Beauty is peacefully attractive. It is not perceived as provocative in the sense that it vehemently moves appetite or desire to the point that it obfuscates or disrupts passion; if it were so, the intellect could not penetrate what is seen: the sensitive effervescence revels in itself and, prey to that self-absorption, is denied to look outward.
In some way, beauty is union, harmony between my-being and the being of the thing that I contemplate. The thing gives notice of what it is and of the attributes that it possesses, in a certain despotic way; on the other hand, man – free by nature – has the power to act against his being. In man there is room for disharmony, the reversal of his purposes and the disordered use of his faculties. From this perspective, to acquire beauty implies a similarity between the thing and the person. This similarity calls for the display of his virtues and self-control so that he is less limited in allowing himself to be enraptured by beauty. When one lives in harmony, uniting with more intensity and complacency, with the beauty of things is not an onerous challenge, but rather it is the acquiescence towards plenitude.

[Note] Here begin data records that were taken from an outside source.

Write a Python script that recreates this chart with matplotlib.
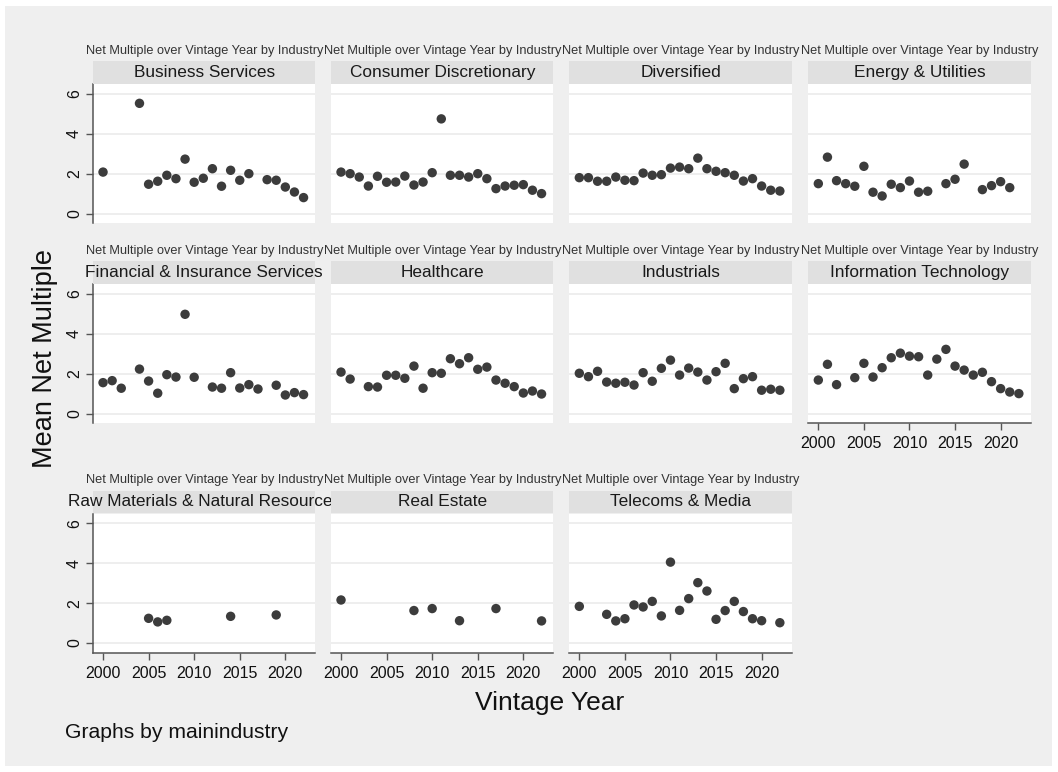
import matplotlib.pyplot as plt
from matplotlib.patches import Rectangle

plt.rcParams['font.family'] = ['Liberation Sans', 'DejaVu Sans']

# Mean net multiple by vintage year, one pair of lists per industry
business_years = [2000, 2004, 2005, 2006, 2007, 2008, 2009, 2010, 2011, 2012,
                  2013, 2014, 2015, 2016, 2018, 2019, 2020, 2021, 2022]
business_mult = [2.08, 5.53, 1.47, 1.62, 1.92, 1.75, 2.73, 1.57, 1.77, 2.25,
                 1.37, 2.17, 1.67, 2.0, 1.7, 1.67, 1.33, 1.08, 0.8]

consumer_years = list(range(2000, 2023))
consumer_mult = [2.08, 2.0, 1.83, 1.38, 1.87, 1.57, 1.58, 1.88, 1.43, 1.58, 2.05, 4.75,
                 1.92, 1.92, 1.83, 2.0, 1.75, 1.25, 1.38, 1.42, 1.45, 1.17, 1.0]

diversified_years = list(range(2000, 2023))
diversified_mult = [1.8, 1.8, 1.62, 1.62, 1.83, 1.67, 1.65, 2.03, 1.92, 1.95, 2.28, 2.33,
                    2.25, 2.78, 2.25, 2.12, 2.05, 1.92, 1.63, 1.75, 1.38, 1.17, 1.13]

energy_years = [2000, 2001, 2002, 2003, 2004, 2005, 2006, 2007, 2008, 2009,
                2010, 2011, 2012, 2014, 2015, 2016, 2018, 2019, 2020, 2021]
energy_mult = [1.5, 2.83, 1.65, 1.5, 1.37, 2.37, 1.07, 0.88, 1.47, 1.3,
               1.63, 1.07, 1.12, 1.5, 1.72, 2.48, 1.2, 1.4, 1.6, 1.3]

financial_years = [2000, 2001, 2002, 2004, 2005, 2006, 2007, 2008, 2009, 2010,
                   2012, 2013, 2014, 2015, 2016, 2017, 2019, 2020, 2021, 2022]
financial_mult = [1.55, 1.65, 1.27, 2.23, 1.63, 1.02, 1.95, 1.83, 4.98, 1.82,
                  1.33, 1.27, 2.05, 1.28, 1.45, 1.23, 1.42, 0.93, 1.05, 0.95]

healthcare_years = [2000, 2001] + list(range(2003, 2023))
healthcare_mult = [2.08, 1.73, 1.35, 1.33, 1.92, 1.92, 1.77, 2.38, 1.27, 2.05, 2.02,
                   2.75, 2.5, 2.8, 2.22, 2.33, 1.68, 1.52, 1.35, 1.03, 1.13, 0.98]

industrials_years = list(range(2000, 2023))
industrials_mult = [2.02, 1.85, 2.12, 1.58, 1.52, 1.57, 1.43, 2.05, 1.62, 2.27, 2.68, 1.93,
                    2.28, 2.08, 1.68, 2.1, 2.52, 1.25, 1.75, 1.85, 1.17, 1.22, 1.17]

it_years = [2000, 2001, 2002] + list(range(2004, 2023))
it_mult = [1.68, 2.47, 1.45, 1.8, 2.52, 1.83, 2.3, 2.8, 3.03, 2.88, 2.85,
           1.93, 2.73, 3.22, 2.38, 2.18, 1.93, 2.07, 1.6, 1.25, 1.08, 1.0]

raw_years = [2005, 2006, 2007, 2014, 2019]
raw_mult = [1.24, 1.06, 1.14, 1.34, 1.41]

realestate_years = [2000, 2008, 2010, 2013, 2017, 2022]
realestate_mult = [2.16, 1.63, 1.73, 1.12, 1.73, 1.11]

telecoms_years = [2000, 2003, 2004, 2005, 2006, 2007, 2008, 2009, 2010, 2011,
                  2012, 2013, 2014, 2015, 2016, 2017, 2018, 2019, 2020, 2022]
telecoms_mult = [1.84, 1.44, 1.11, 1.22, 1.91, 1.81, 2.09, 1.36, 4.06, 1.64,
                 2.23, 3.03, 2.61, 1.19, 1.63, 2.09, 1.58, 1.22, 1.12, 1.02]

industries = ['Business Services', 'Consumer Discretionary', 'Diversified',
              'Energy & Utilities', 'Financial & Insurance Services', 'Healthcare',
              'Industrials', 'Information Technology',
              'Raw Materials & Natural Resources', 'Real Estate', 'Telecoms & Media']
series = [(business_years, business_mult), (consumer_years, consumer_mult),
          (diversified_years, diversified_mult), (energy_years, energy_mult),
          (financial_years, financial_mult), (healthcare_years, healthcare_mult),
          (industrials_years, industrials_mult), (it_years, it_mult),
          (raw_years, raw_mult), (realestate_years, realestate_mult),
          (telecoms_years, telecoms_mult)]

year_ticks = [2000, 2005, 2010, 2015, 2020]
mult_ticks = [0, 2, 4, 6]

W, H = 1058, 772
fig = plt.figure(figsize=(W / 100, H / 100), dpi=100, facecolor='white')
fig.patches.append(Rectangle((5 / W, 6 / H), 1047 / W, 760 / H, transform=fig.transFigure,
                             facecolor='#efefef', edgecolor='none', zorder=-10))


def px_box(left, top, width, height):
    return [left / W, 1 - (top + height) / H, width / W, height / H]


col_left = [93, 331, 569.3, 808.3]
panel_w = 222.4
plot_top = [84, 284, 513.5]
plot_h = 139.5
strip_top = [61, 261, 490.5]
strip_h = 22.5
title_y = [50.7, 250.7, 480]

dark = '#3c3c3c'
axis_col = '#555555'

for i, (name, (yrs, vals)) in enumerate(zip(industries, series)):
    r, c = divmod(i, 4)
    ax = fig.add_axes(px_box(col_left[c], plot_top[r], panel_w, plot_h))
    ax.set_facecolor('white')
    ax.set_xlim(1998.9, 2023.3)
    ax.set_ylim(-0.5, 6.5)
    for g in mult_ticks:
        ax.axhline(g, color='#ededed', lw=1.3, zorder=0)
    ax.scatter(yrs, vals, s=46, color=dark, edgecolors='none', zorder=3)

    show_x = r == 2 or i == 7
    show_y = c == 0
    for side in ['top', 'right']:
        ax.spines[side].set_visible(False)
    ax.spines['left'].set_visible(show_y)
    ax.spines['bottom'].set_visible(show_x)
    for side in ['left', 'bottom']:
        ax.spines[side].set_color(axis_col)
        ax.spines[side].set_linewidth(1.1)

    ax.set_xticks(year_ticks)
    ax.set_yticks(mult_ticks)
    ax.tick_params(axis='x', length=5 if show_x else 0, labelbottom=show_x,
                   color=axis_col, width=1.0, pad=4, labelsize=11.5, labelcolor='#111111')
    ax.tick_params(axis='y', length=5 if show_y else 0, labelleft=show_y,
                   color=axis_col, width=1.0, pad=3, labelsize=11.5, labelcolor='#111111',
                   labelrotation=90)
    for lab in ax.get_yticklabels():
        lab.set_va('center')

    # grey strip with the industry name
    sax = fig.add_axes(px_box(col_left[c], strip_top[r], panel_w, strip_h))
    sax.set_facecolor('#e0e0e0')
    sax.set_xticks([])
    sax.set_yticks([])
    for sp in sax.spines.values():
        sp.set_visible(False)
    sax.text(0.5, 0.5, name, transform=sax.transAxes, ha='center', va='center',
             fontsize=12.4, color='#1a1a1a', clip_on=False)

    fig.text((col_left[c] + panel_w / 2) / W, 1 - title_y[r] / H,
             'Net Multiple over Vintage Year by Industry',
             ha='center', va='center', fontsize=9.2, color='#333333')

fig.text(45 / W, 1 - 358 / H, 'Mean Net Multiple', rotation=90,
         ha='center', va='center', fontsize=19.5, color='#111111')
fig.text(550 / W, 1 - 703 / H, 'Vintage Year', ha='center', va='center',
         fontsize=19, color='#111111')
fig.text(65 / W, 1 - 733 / H, 'Graphs by mainindustry', ha='left', va='center',
         fontsize=15.2, color='#111111')

fig.savefig('out.png', dpi=100, facecolor='white')
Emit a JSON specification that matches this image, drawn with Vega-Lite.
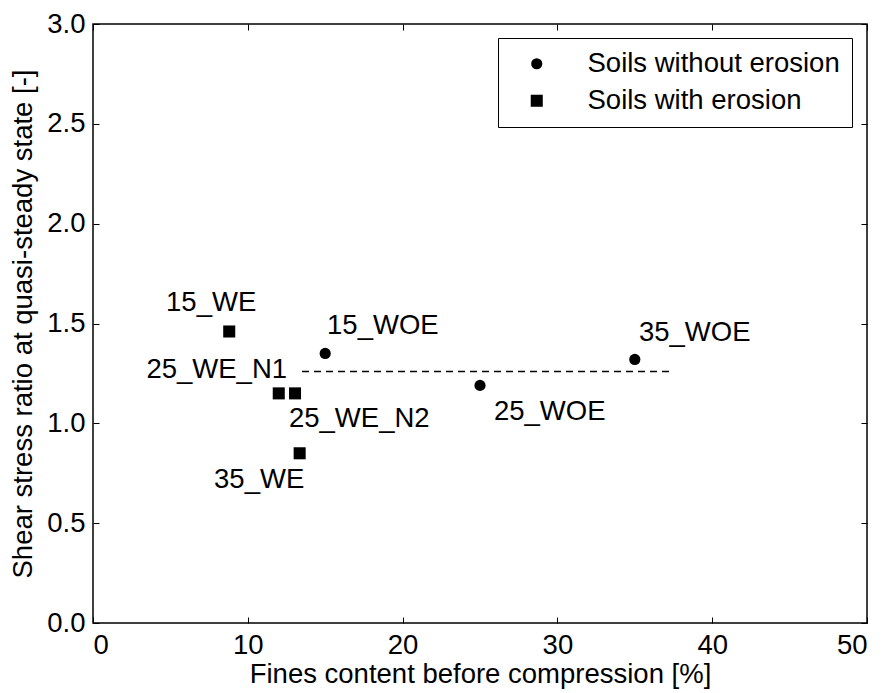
{
  "$schema": "https://vega.github.io/schema/vega-lite/v6.json",
  "width": 774,
  "height": 599,
  "autosize": {"type": "none"},
  "padding": {"left": 93, "top": 24, "right": 17, "bottom": 70},
  "config": {
    "font": "Liberation Sans",
    "view": {"stroke": "black", "strokeWidth": 1.5},
    "axis": {
      "domain": false,
      "grid": false,
      "tickColor": "black",
      "tickWidth": 1,
      "tickSize": -6,
      "labelColor": "black",
      "labelFontSize": 27.5,
      "titleColor": "black",
      "titleFontSize": 27.5,
      "titleFontWeight": "normal"
    }
  },
  "layer": [
    {
      "description": "average ratio of the soils without erosion",
      "data": {"values": [{"fines": 13.5, "ratio": 1.26}, {"fines": 37.5, "ratio": 1.26}]},
      "mark": {"type": "line", "color": "black", "strokeWidth": 1.5, "strokeDash": [7, 5]},
      "encoding": {
        "x": {"field": "fines", "type": "quantitative", "scale": {"domain": [0, 50], "nice": false, "zero": false},
              "axis": {"orient": "top", "values": [0, 10, 20, 30, 40, 50], "labels": false, "title": null}},
        "y": {"field": "ratio", "type": "quantitative", "scale": {"domain": [0, 3], "nice": false, "zero": false},
              "axis": {"orient": "right", "values": [0, 0.5, 1, 1.5, 2, 2.5, 3], "labels": false, "title": null}}
      }
    },
    {
      "data": {"values": [
        {"sample": "15_WE", "fines": 8.8, "ratio": 1.46, "group": "Soils with erosion"},
        {"sample": "25_WE_N1", "fines": 12.0, "ratio": 1.15, "group": "Soils with erosion"},
        {"sample": "25_WE_N2", "fines": 13.05, "ratio": 1.15, "group": "Soils with erosion"},
        {"sample": "35_WE", "fines": 13.35, "ratio": 0.85, "group": "Soils with erosion"},
        {"sample": "15_WOE", "fines": 15.0, "ratio": 1.35, "group": "Soils without erosion"},
        {"sample": "25_WOE", "fines": 25.0, "ratio": 1.19, "group": "Soils without erosion"},
        {"sample": "35_WOE", "fines": 35.0, "ratio": 1.32, "group": "Soils without erosion"}
      ]},
      "mark": {"type": "point", "filled": true, "opacity": 1, "color": "black", "strokeWidth": 0},
      "encoding": {
        "x": {"field": "fines", "type": "quantitative",
              "axis": {"orient": "bottom", "values": [0, 10, 20, 30, 40, 50], "format": "d", "labelPadding": 14,
                       "title": "Fines content before compression [%]", "titlePadding": 2}},
        "y": {"field": "ratio", "type": "quantitative",
              "axis": {"orient": "left", "values": [0, 0.5, 1, 1.5, 2, 2.5, 3], "format": ".1f", "labelPadding": 14,
                       "title": "Shear stress ratio at quasi-steady state [-]", "titlePadding": 9}},
        "shape": {"field": "group", "type": "nominal",
                  "scale": {"domain": ["Soils without erosion", "Soils with erosion"], "range": ["circle", "square"]},
                  "legend": {"orient": "none", "legendX": 405, "legendY": 14, "title": null,
                             "fillColor": "white", "strokeColor": "black", "cornerRadius": 0,
                             "padding": 12, "symbolOffset": 13, "labelOffset": 37, "rowPadding": 8,
                             "labelFontSize": 27.5, "labelColor": "black", "labelLimit": 400,
                             "symbolFillColor": "black", "symbolStrokeWidth": 0}},
        "size": {"field": "group", "type": "nominal",
                 "scale": {"domain": ["Soils without erosion", "Soils with erosion"], "range": [125, 145]}}
      }
    },
    {
      "data": {"values": [
        {"label": "15_WE", "lx": 4.72, "ly": 1.564},
        {"label": "25_WE_N1", "lx": 3.45, "ly": 1.225},
        {"label": "25_WE_N2", "lx": 12.66, "ly": 0.983},
        {"label": "35_WE", "lx": 7.82, "ly": 0.675},
        {"label": "15_WOE", "lx": 15.12, "ly": 1.446},
        {"label": "25_WOE", "lx": 25.9, "ly": 1.017},
        {"label": "35_WOE", "lx": 35.27, "ly": 1.414}
      ]},
      "mark": {"type": "text", "align": "left", "baseline": "alphabetic", "fontSize": 27.5, "color": "black"},
      "encoding": {
        "x": {"field": "lx", "type": "quantitative", "axis": null},
        "y": {"field": "ly", "type": "quantitative", "axis": null},
        "text": {"field": "label"}
      }
    }
  ],
  "resolve": {"axis": {"x": "independent", "y": "independent"}}
}
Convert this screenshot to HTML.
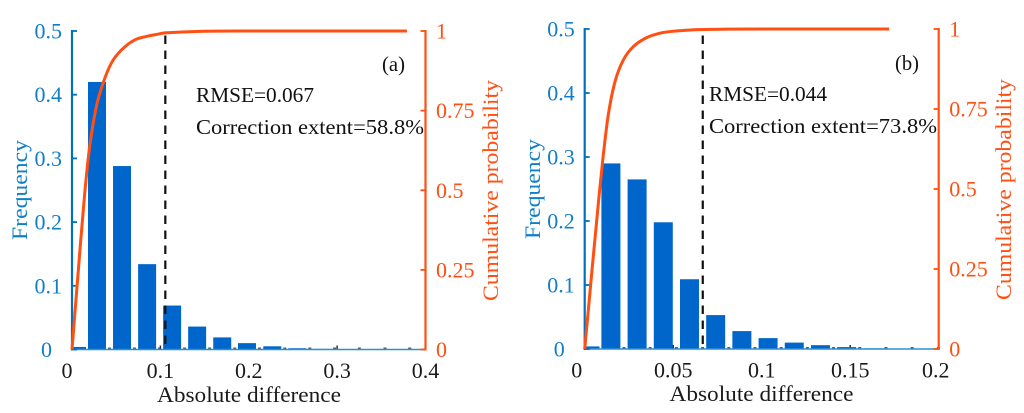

The artist, for his part, possesses a special gift that allows him to capture beauty, illuminating the distinguishable essence of things, infusing them with a new form – the one seen by him in his mind – and making others perceive what he has seen and participate in its inner richness. Not only the artist can educe the beauty that things potentially have. The average citizen can also discover the hand of God in everyday life, in the smile of a child, in the tender look of an old man, in the ‘aha’ of a student who, after a long effort, understands the lesson; in the attentive and welcoming listening of a friend who is going through problems… In the raindrops that beat rhythmically on the roof of a house; the awakening of the sun, whose rays enter a room… Beauty is deep, mysterious, philosophical, but it knows how to express itself in simplicity, in goodness, in life and in kindness. This is the face of aesthetics that we have to discover.